Restate the listing below word for word, omitting any images.

* start RAW DATA *

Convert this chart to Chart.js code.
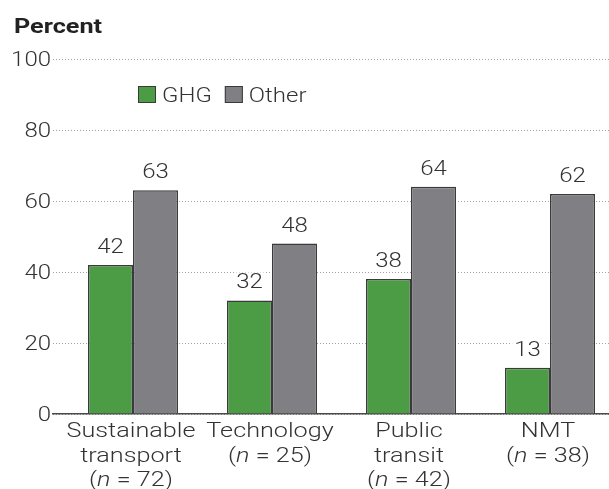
<!DOCTYPE html>
<html>
<head>
<meta charset="utf-8">
<script src="https://cdn.jsdelivr.net/npm/chart.js@4"></script>
<style>
  html, body { margin: 0; padding: 0; background: #fff; }
  #wrap { width: 609px; height: 489px; position: relative; }
</style>
</head>
<body>
<div id="wrap"><canvas id="chart"></canvas></div>
<script>
//? categories, one entry per line of the axis label
const categories = [
  ['Sustainable', 'transport'],
  ['Technology'],
  ['Public', 'transit'],
  ['NMT'],
]
const sampleSizes = [72, 25, 42, 38]

//? series
const seriesNames = ['GHG', 'Other']
const ghgValues = [42, 32, 38, 13]
const otherValues = [63, 48, 64, 62]

//? y axis
const yTicks = [0, 20, 40, 60, 80, 100]
const yTitle = 'Percent'

const FONT = 'Roboto, "Liberation Sans", sans-serif'
const SX = 1.2 // text in the original is set a bit wide
const TEXT = '#333'
const GREEN = '#4c9c45'
const GRAY = '#808084'
const EDGE = '#3a3a3a'

// draws text stretched horizontally, aligned on the stretched width
function wideText(ctx, txt, x, y, align) {
  const w = ctx.measureText(txt).width * SX
  let left = x
  if (align === 'center') left = x - w / 2
  if (align === 'right') left = x - w
  ctx.save()
  ctx.translate(left, y)
  ctx.scale(SX, 1)
  ctx.textAlign = 'left'
  ctx.fillText(txt, 0, 0)
  ctx.restore()
  return w
}

// value labels over the bars, white box behind so the dotted grid breaks
const barLabels = {
  id: 'barLabels',
  afterDatasetsDraw(chart) {
    const ctx = chart.ctx
    ctx.save()
    ctx.font = `300 20px ${FONT}`
    ctx.textBaseline = 'alphabetic'
    chart.data.datasets.forEach((ds, di) => {
      const meta = chart.getDatasetMeta(di)
      meta.data.forEach((bar, i) => {
        const txt = String(ds.data[i].y)
        const w = ctx.measureText(txt).width * SX
        const base = bar.y - 12
        ctx.fillStyle = '#fff'
        ctx.fillRect(bar.x - w / 2 - 2, base - 16, w + 4, 19)
        ctx.fillStyle = TEXT
        wideText(ctx, txt, bar.x, base, 'center')
      })
    })
    ctx.restore()
  }
}

// y tick labels, title, category names, legend
const textLayer = {
  id: 'textLayer',
  afterDraw(chart) {
    const ctx = chart.ctx
    const xs = chart.scales.x
    const ys = chart.scales.y
    const area = chart.chartArea
    const tickFont = `300 20px ${FONT}`
    const normal = `300 21px ${FONT}`
    const italic = `italic 300 21px ${FONT}`
    ctx.save()
    ctx.fillStyle = TEXT
    ctx.textBaseline = 'alphabetic'

    //* title
    ctx.font = `bold 21px ${FONT}`
    ctx.fillStyle = '#222'
    wideText(ctx, yTitle, 14, 33, 'left')

    //* y ticks
    ctx.font = tickFont
    ctx.fillStyle = TEXT
    yTicks.forEach(v => {
      wideText(ctx, String(v), area.left - 2, ys.getPixelForValue(v) + 7, 'right')
    })

    //* categories
    categories.forEach((lines, i) => {
      const x = xs.getPixelForValue(i) - 2
      let y = area.bottom + 23
      ctx.font = normal
      lines.forEach(l => {
        wideText(ctx, l, x, y, 'center')
        y += 24.5
      })
      // (n = 72) with italic n
      const parts = [['(', normal], ['n', italic], [` = ${sampleSizes[i]})`, normal]]
      let total = 0
      parts.forEach(p => { ctx.font = p[1]; total += ctx.measureText(p[0]).width * SX })
      let cx = x - total / 2
      parts.forEach(p => {
        ctx.font = p[1]
        cx += wideText(ctx, p[0], cx, y, 'left')
      })
    })

    //* legend
    ctx.font = tickFont
    let lx = 138
    const top = 86
    chart.data.datasets.forEach(ds => {
      ctx.fillStyle = ds.backgroundColor
      ctx.fillRect(lx, top, 18, 17)
      ctx.strokeStyle = EDGE
      ctx.lineWidth = 1
      ctx.strokeRect(lx + 0.5, top + 0.5, 17, 16)
      ctx.fillStyle = TEXT
      const w = wideText(ctx, ds.label, lx + 24, top + 16, 'left')
      lx += 24 + w + 13
    })
    ctx.restore()
  }
}

const ctx = document.getElementById('chart').getContext('2d')

const chart = new Chart(ctx, {
  type: 'bar',
  data: {
    datasets: [
      {
        label: seriesNames[0],
        data: ghgValues.map((v, i) => ({ x: i, y: v })),
        backgroundColor: GREEN,
        borderColor: EDGE,
        borderWidth: 1.5,
      },
      {
        label: seriesNames[1],
        data: otherValues.map((v, i) => ({ x: i, y: v })),
        backgroundColor: GRAY,
        borderColor: EDGE,
        borderWidth: 1.5,
      },
    ],
  },
  options: {
    responsive: true,
    maintainAspectRatio: false,
    animation: false,
    devicePixelRatio: 1,
    categoryPercentage: 0.6475,
    barPercentage: 1,
    layout: { padding: { left: 53, right: 0, top: 59, bottom: 75 } },
    scales: {
      x: {
        type: 'linear',
        offset: false,
        min: -0.5755,
        max: 3.4245,
        afterBuildTicks: s => { s.ticks = categories.map((c, i) => ({ value: i })) },
        ticks: { display: false },
        grid: { display: false, drawTicks: false },
        border: { display: true, color: '#4a4a4a', width: 1.5 },
      },
      y: {
        min: 0,
        max: 100,
        afterBuildTicks: s => { s.ticks = yTicks.map(v => ({ value: v })) },
        ticks: { display: false },
        grid: { color: '#a0a0a0', lineWidth: 1, drawTicks: false },
        border: { display: false, dash: [1, 2] },
      },
    },
    plugins: {
      legend: { display: false },
      tooltip: { enabled: false },
      title: { display: false },
    },
  },
  plugins: [barLabels, textLayer],
})
</script>
</body>
</html>
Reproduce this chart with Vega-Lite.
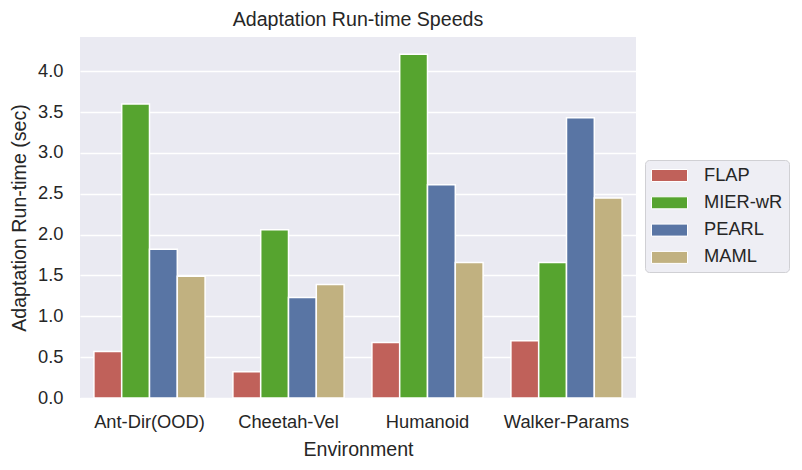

* end RAW DATA *

COMPLETED EXERCISE |
Convert this chart to Chart.js code.
<!DOCTYPE html>
<html>
<head>
<meta charset="utf-8">
<script src="https://cdn.jsdelivr.net/npm/chart.js@4"></script>
<style>
  html, body { margin: 0; padding: 0; background: #fff; }
  #wrap { width: 609px; height: 489px; position: relative; }
</style>
</head>
<body>
<div id="wrap"><canvas id="chart"></canvas></div>
<script>
//? categories, one entry per line of the axis label
const categories = [
  ['Sustainable', 'transport'],
  ['Technology'],
  ['Public', 'transit'],
  ['NMT'],
]
const sampleSizes = [72, 25, 42, 38]

//? series
const seriesNames = ['GHG', 'Other']
const ghgValues = [42, 32, 38, 13]
const otherValues = [63, 48, 64, 62]

//? y axis
const yTicks = [0, 20, 40, 60, 80, 100]
const yTitle = 'Percent'

const FONT = 'Roboto, "Liberation Sans", sans-serif'
const SX = 1.2 // text in the original is set a bit wide
const TEXT = '#333'
const GREEN = '#4c9c45'
const GRAY = '#808084'
const EDGE = '#3a3a3a'

// draws text stretched horizontally, aligned on the stretched width
function wideText(ctx, txt, x, y, align) {
  const w = ctx.measureText(txt).width * SX
  let left = x
  if (align === 'center') left = x - w / 2
  if (align === 'right') left = x - w
  ctx.save()
  ctx.translate(left, y)
  ctx.scale(SX, 1)
  ctx.textAlign = 'left'
  ctx.fillText(txt, 0, 0)
  ctx.restore()
  return w
}

// value labels over the bars, white box behind so the dotted grid breaks
const barLabels = {
  id: 'barLabels',
  afterDatasetsDraw(chart) {
    const ctx = chart.ctx
    ctx.save()
    ctx.font = `300 20px ${FONT}`
    ctx.textBaseline = 'alphabetic'
    chart.data.datasets.forEach((ds, di) => {
      const meta = chart.getDatasetMeta(di)
      meta.data.forEach((bar, i) => {
        const txt = String(ds.data[i].y)
        const w = ctx.measureText(txt).width * SX
        const base = bar.y - 12
        ctx.fillStyle = '#fff'
        ctx.fillRect(bar.x - w / 2 - 2, base - 16, w + 4, 19)
        ctx.fillStyle = TEXT
        wideText(ctx, txt, bar.x, base, 'center')
      })
    })
    ctx.restore()
  }
}

// y tick labels, title, category names, legend
const textLayer = {
  id: 'textLayer',
  afterDraw(chart) {
    const ctx = chart.ctx
    const xs = chart.scales.x
    const ys = chart.scales.y
    const area = chart.chartArea
    const tickFont = `300 20px ${FONT}`
    const normal = `300 21px ${FONT}`
    const italic = `italic 300 21px ${FONT}`
    ctx.save()
    ctx.fillStyle = TEXT
    ctx.textBaseline = 'alphabetic'

    //* title
    ctx.font = `bold 21px ${FONT}`
    ctx.fillStyle = '#222'
    wideText(ctx, yTitle, 14, 33, 'left')

    //* y ticks
    ctx.font = tickFont
    ctx.fillStyle = TEXT
    yTicks.forEach(v => {
      wideText(ctx, String(v), area.left - 2, ys.getPixelForValue(v) + 7, 'right')
    })

    //* categories
    categories.forEach((lines, i) => {
      const x = xs.getPixelForValue(i) - 2
      let y = area.bottom + 23
      ctx.font = normal
      lines.forEach(l => {
        wideText(ctx, l, x, y, 'center')
        y += 24.5
      })
      // (n = 72) with italic n
      const parts = [['(', normal], ['n', italic], [` = ${sampleSizes[i]})`, normal]]
      let total = 0
      parts.forEach(p => { ctx.font = p[1]; total += ctx.measureText(p[0]).width * SX })
      let cx = x - total / 2
      parts.forEach(p => {
        ctx.font = p[1]
        cx += wideText(ctx, p[0], cx, y, 'left')
      })
    })

    //* legend
    ctx.font = tickFont
    let lx = 138
    const top = 86
    chart.data.datasets.forEach(ds => {
      ctx.fillStyle = ds.backgroundColor
      ctx.fillRect(lx, top, 18, 17)
      ctx.strokeStyle = EDGE
      ctx.lineWidth = 1
      ctx.strokeRect(lx + 0.5, top + 0.5, 17, 16)
      ctx.fillStyle = TEXT
      const w = wideText(ctx, ds.label, lx + 24, top + 16, 'left')
      lx += 24 + w + 13
    })
    ctx.restore()
  }
}

const ctx = document.getElementById('chart').getContext('2d')

const chart = new Chart(ctx, {
  type: 'bar',
  data: {
    datasets: [
      {
        label: seriesNames[0],
        data: ghgValues.map((v, i) => ({ x: i, y: v })),
        backgroundColor: GREEN,
        borderColor: EDGE,
        borderWidth: 1.5,
      },
      {
        label: seriesNames[1],
        data: otherValues.map((v, i) => ({ x: i, y: v })),
        backgroundColor: GRAY,
        borderColor: EDGE,
        borderWidth: 1.5,
      },
    ],
  },
  options: {
    responsive: true,
    maintainAspectRatio: false,
    animation: false,
    devicePixelRatio: 1,
    categoryPercentage: 0.6475,
    barPercentage: 1,
    layout: { padding: { left: 53, right: 0, top: 59, bottom: 75 } },
    scales: {
      x: {
        type: 'linear',
        offset: false,
        min: -0.5755,
        max: 3.4245,
        afterBuildTicks: s => { s.ticks = categories.map((c, i) => ({ value: i })) },
        ticks: { display: false },
        grid: { display: false, drawTicks: false },
        border: { display: true, color: '#4a4a4a', width: 1.5 },
      },
      y: {
        min: 0,
        max: 100,
        afterBuildTicks: s => { s.ticks = yTicks.map(v => ({ value: v })) },
        ticks: { display: false },
        grid: { color: '#a0a0a0', lineWidth: 1, drawTicks: false },
        border: { display: false, dash: [1, 2] },
      },
    },
    plugins: {
      legend: { display: false },
      tooltip: { enabled: false },
      title: { display: false },
    },
  },
  plugins: [barLabels, textLayer],
})
</script>
</body>
</html>
Reproduce this chart with Vega-Lite.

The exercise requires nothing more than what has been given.